Give again exactly the lines that run from the start of the records to the line holding "1000, 2000, 4000];", both ends counted. Do not include the pictures.

═══ Records shown

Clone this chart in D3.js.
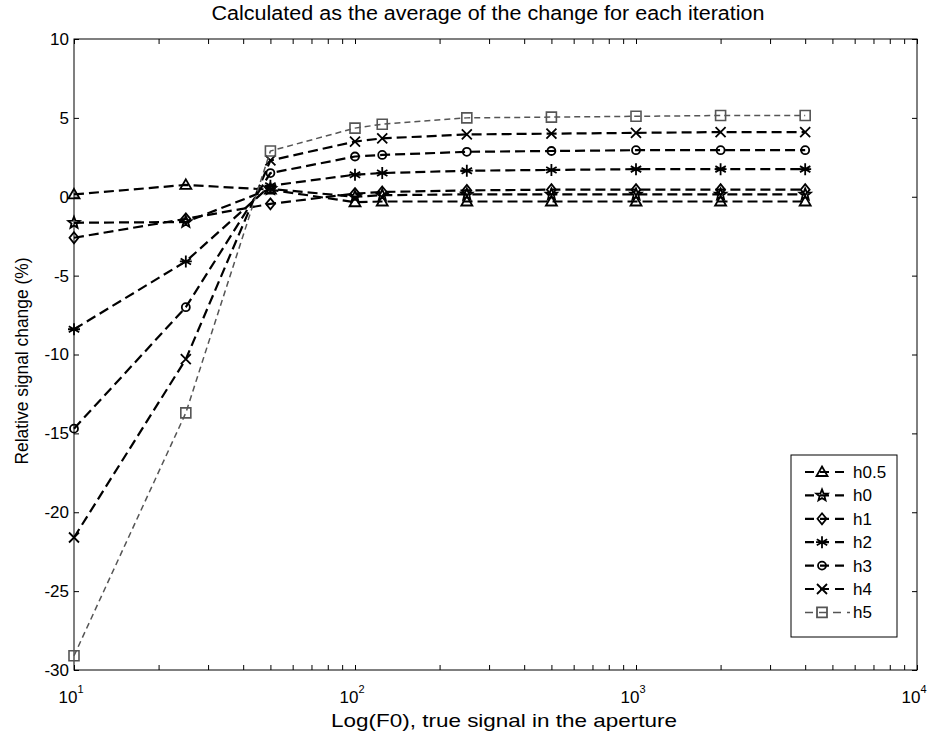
<!DOCTYPE html>
<html>
<head>
<meta charset="utf-8">
<script src="https://cdn.jsdelivr.net/npm/d3@7"></script>
<style>
  body { margin: 0; background: #fff; }
  #chart text { font-family: "Liberation Sans", Arial, sans-serif; fill: #000; }
</style>
</head>
<body>
<div id="chart"></div>
<script>
const xValues = [10, 25, 50, 100, 125, 250, 500, 1000, 2000, 4000];

const seriesNames = ['h0.5', 'h0', 'h1', 'h2', 'h3', 'h4', 'h5'];
const h05 = [0.15, 0.75, 0.45, -0.35, -0.3, -0.3, -0.3, -0.3, -0.3, -0.3];
const h0 = [-1.65, -1.6, 0.5, 0.0, 0.1, 0.15, 0.15, 0.15, 0.15, 0.15];
const h1 = [-2.6, -1.4, -0.45, 0.2, 0.3, 0.4, 0.45, 0.45, 0.45, 0.45];
const h2 = [-8.4, -4.1, 0.7, 1.4, 1.5, 1.65, 1.7, 1.75, 1.75, 1.75];
const h3 = [-14.7, -7.0, 1.5, 2.55, 2.65, 2.85, 2.9, 2.95, 2.95, 2.95];
const h4 = [-21.6, -10.3, 2.3, 3.5, 3.7, 3.95, 4.0, 4.05, 4.1, 4.1];
const h5 = [-29.1, -13.7, 2.9, 4.35, 4.6, 5.0, 5.05, 5.1, 5.15, 5.15];

const xTickValues = [10, 100, 1000, 10000];
const xTickExponents = ['1', '2', '3', '4'];
const yTickValues = [-30, -25, -20, -15, -10, -5, 0, 5, 10];

const allSeries = [h05, h0, h1, h2, h3, h4, h5];
const markers = ['triangle', 'star', 'diamond', 'asterisk', 'circle', 'x', 'square'];

const width = 932;
const height = 737;
const plotLeft = 74, plotRight = 917, plotTop = 39, plotBottom = 670;

const svg = d3
  .select('#chart')
  .append('svg')
  .attr('width', width)
  .attr('height', height);

const x = d3.scaleLog().domain([10, 10000]).range([plotLeft, plotRight]);
const y = d3.scaleLinear().domain([-30, 10]).range([plotBottom, plotTop]);

// marker shapes, drawn as paths centred on 0,0
const markerPath = (type) => {
  const p = d3.path();
  if (type === 'triangle') {
    p.moveTo(0, -5.5); p.lineTo(5.5, 4); p.lineTo(-5.5, 4); p.closePath();
  } else if (type === 'star') {
    for (let i = 0; i < 10; i++) {
      const r = i % 2 === 0 ? 6 : 2.6;
      const a = -Math.PI / 2 + (i * Math.PI) / 5;
      if (i === 0) p.moveTo(r * Math.cos(a), r * Math.sin(a));
      else p.lineTo(r * Math.cos(a), r * Math.sin(a));
    }
    p.closePath();
  } else if (type === 'diamond') {
    p.moveTo(0, -5.5); p.lineTo(4.5, 0); p.lineTo(0, 5.5); p.lineTo(-4.5, 0); p.closePath();
  } else if (type === 'asterisk') {
    p.moveTo(0, -6); p.lineTo(0, 6);
    p.moveTo(-5.2, -3); p.lineTo(5.2, 3);
    p.moveTo(-5.2, 3); p.lineTo(5.2, -3);
    p.moveTo(-6, 0); p.lineTo(6, 0);
  } else if (type === 'circle') {
    p.moveTo(4, 0); p.arc(0, 0, 4, 0, 2 * Math.PI);
  } else if (type === 'x') {
    p.moveTo(-5, -5); p.lineTo(5, 5);
    p.moveTo(-5, 5); p.lineTo(5, -5);
  } else if (type === 'square') {
    p.rect(-5, -5, 10, 10);
  }
  return p.toString();
};

const lineColor = (i) => (i === 6 ? '#555' : '#000');
const lineWidth = (i) => (i === 6 ? 1.5 : 2.2);
const dashArray = (i) => (i === 6 ? '6,4' : '10,5');

// frame
svg
  .append('rect')
  .attr('x', plotLeft)
  .attr('y', plotTop)
  .attr('width', plotRight - plotLeft)
  .attr('height', plotBottom - plotTop)
  .attr('fill', 'none')
  .attr('stroke', '#000')
  .attr('stroke-width', 1);

// minor + major x ticks (inside, top and bottom)
const xAllTicks = [];
[10, 100, 1000].forEach((d) => {
  for (let k = 1; k <= 9; k++) xAllTicks.push(d * k);
});
xAllTicks.push(10000);

svg
  .append('g')
  .attr('transform', `translate(0,${plotBottom})`)
  .call(d3.axisBottom(x).tickValues(xAllTicks).tickSize(-5).tickFormat(''))
  .call((g) => g.select('.domain').remove());

svg
  .append('g')
  .attr('transform', `translate(0,${plotTop})`)
  .call(d3.axisTop(x).tickValues(xAllTicks).tickSize(-5).tickFormat(''))
  .call((g) => g.select('.domain').remove());

svg
  .append('g')
  .attr('transform', `translate(${plotLeft},0)`)
  .call(d3.axisLeft(y).tickValues(yTickValues).tickSize(-5).tickPadding(5).tickFormat((d) => String(d)))
  .call((g) => g.select('.domain').remove())
  .call((g) => g.selectAll('text').style('font-size', '17px'));

svg
  .append('g')
  .attr('transform', `translate(${plotRight},0)`)
  .call(d3.axisRight(y).tickValues(yTickValues).tickSize(-5).tickFormat(''))
  .call((g) => g.select('.domain').remove());

// x tick labels 10^n
const xLab = svg.append('g');
xTickValues.forEach((v, i) => {
  const t = xLab
    .append('text')
    .attr('x', x(v) - 3)
    .attr('y', 703)
    .style('font-size', '17px')
    .attr('text-anchor', 'middle');
  t.append('tspan').text('10');
  t.append('tspan').attr('dy', -10).style('font-size', '11px').text(xTickExponents[i]);
});

// titles
svg
  .append('text')
  .attr('x', 488)
  .attr('y', 20)
  .attr('text-anchor', 'middle')
  .attr('textLength', 553)
  .attr('lengthAdjust', 'spacingAndGlyphs')
  .style('font-size', '20px')
  .text('Calculated as the average of the change for each iteration');

svg
  .append('text')
  .attr('x', 504)
  .attr('y', 727)
  .attr('text-anchor', 'middle')
  .attr('textLength', 346)
  .attr('lengthAdjust', 'spacingAndGlyphs')
  .style('font-size', '19px')
  .text('Log(F0), true signal in the aperture');

svg
  .append('text')
  .attr('transform', 'translate(28,361) rotate(-90)')
  .attr('text-anchor', 'middle')
  .attr('textLength', 207)
  .attr('lengthAdjust', 'spacingAndGlyphs')
  .style('font-size', '19px')
  .text('Relative signal change (%)');

// series
const line = d3
  .line()
  .x((d) => x(d[0]))
  .y((d) => y(d[1]));

allSeries.forEach((vals, i) => {
  const pts = xValues.map((xv, j) => [xv, vals[j]]);
  const g = svg.append('g');
  g.append('path')
    .datum(pts)
    .attr('fill', 'none')
    .attr('stroke', lineColor(i))
    .attr('stroke-width', lineWidth(i))
    .attr('stroke-dasharray', dashArray(i))
    .attr('d', line);
  g.selectAll('path.mk')
    .data(pts)
    .enter()
    .append('path')
    .attr('class', 'mk')
    .attr('transform', (d) => `translate(${x(d[0])},${y(d[1])})`)
    .attr('d', markerPath(markers[i]))
    .attr('fill', 'none')
    .attr('stroke', lineColor(i))
    .attr('stroke-width', i === 6 ? 1.6 : 1.8);
});

// legend
const lg = svg.append('g').attr('transform', 'translate(791,455)');
lg.append('rect')
  .attr('width', 106)
  .attr('height', 182)
  .attr('fill', '#fff')
  .attr('stroke', '#000')
  .attr('stroke-width', 1);

seriesNames.forEach((name, i) => {
  const yy = 17 + i * 23.4;
  lg.append('line')
    .attr('x1', 14)
    .attr('x2', 59)
    .attr('y1', yy)
    .attr('y2', yy)
    .attr('stroke', lineColor(i))
    .attr('stroke-width', lineWidth(i))
    .attr('stroke-dasharray', i === 6 ? '8,6' : '9,6');
  lg.append('path')
    .attr('transform', `translate(31,${yy})`)
    .attr('d', markerPath(markers[i]))
    .attr('fill', 'none')
    .attr('stroke', lineColor(i))
    .attr('stroke-width', 1.8);
  lg.append('text')
    .attr('x', 62)
    .attr('y', yy + 6)
    .style('font-size', '17px')
    .text(name);
});
</script>
</body>
</html>
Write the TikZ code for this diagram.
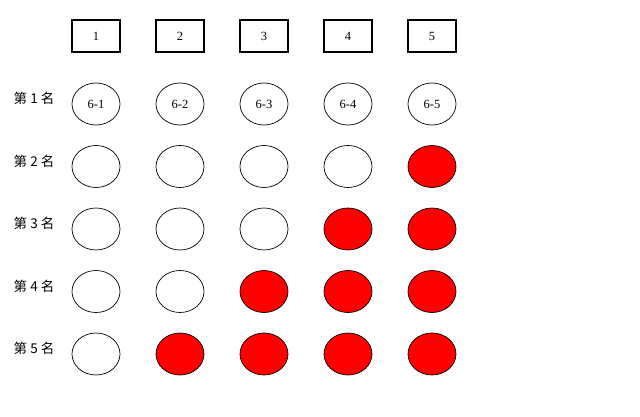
\documentclass[tikz,border=0pt]{standalone}
\usepackage{fontspec}
\setmainfont{Liberation Serif}
\newfontfamily\cjk{Noto Sans CJK SC}
\usetikzlibrary{shapes.geometric}
\begin{document}
\begin{tikzpicture}[x=1pt,y=-1pt,
    colbox/.style={draw, line width=1.2pt, minimum width=48pt, minimum height=32pt, inner sep=0pt, font=\fontsize{12.5}{14}\selectfont},
    seat/.style={draw, ellipse, line width=0.7pt, minimum width=48pt, minimum height=42pt, inner sep=0pt, font=\fontsize{12.5}{14}\selectfont},
    taken/.style={seat, fill=red},
    rank/.style={font=\cjk\fontsize{13.5}{15}\selectfont}]
    \useasboundingbox (0,0) rectangle (640,417);
    \foreach \c in {1, ..., 5} {
        \node[colbox] (col\c) at (\c*84+12, 36) {\c};
      }
    \foreach \r in {1, ..., 5} {
        \node[rank] (rank\r) at (34, \r*62.5+36) {第 \r\ 名};
        \foreach \c in {1, ..., 5} {
            \ifnum\r=1
              \node[seat] (seat\r\c) at (\c*84+12, \r*62.5+41.5) {6-\c};
            \else
              \pgfmathtruncatemacro{\sum}{\r+\c}
              \ifnum\sum>6
                \node[taken] (seat\r\c) at (\c*84+12, \r*62.5+41.5) {};
              \else
                \node[seat] (seat\r\c) at (\c*84+12, \r*62.5+41.5) {};
              \fi
            \fi
          }
      }
  \end{tikzpicture}
\end{document}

══════

**Final result**.
Clone this chart in D3.js.
<!DOCTYPE html>
<html>
<head>
<meta charset="utf-8">
<script src="https://cdn.jsdelivr.net/npm/d3@7"></script>
<style>
  body { margin: 0; background: #fff; }
  #chart text { font-family: "Liberation Sans", Arial, sans-serif; fill: #000; }
</style>
</head>
<body>
<div id="chart"></div>
<script>
const xValues = [10, 25, 50, 100, 125, 250, 500, 1000, 2000, 4000];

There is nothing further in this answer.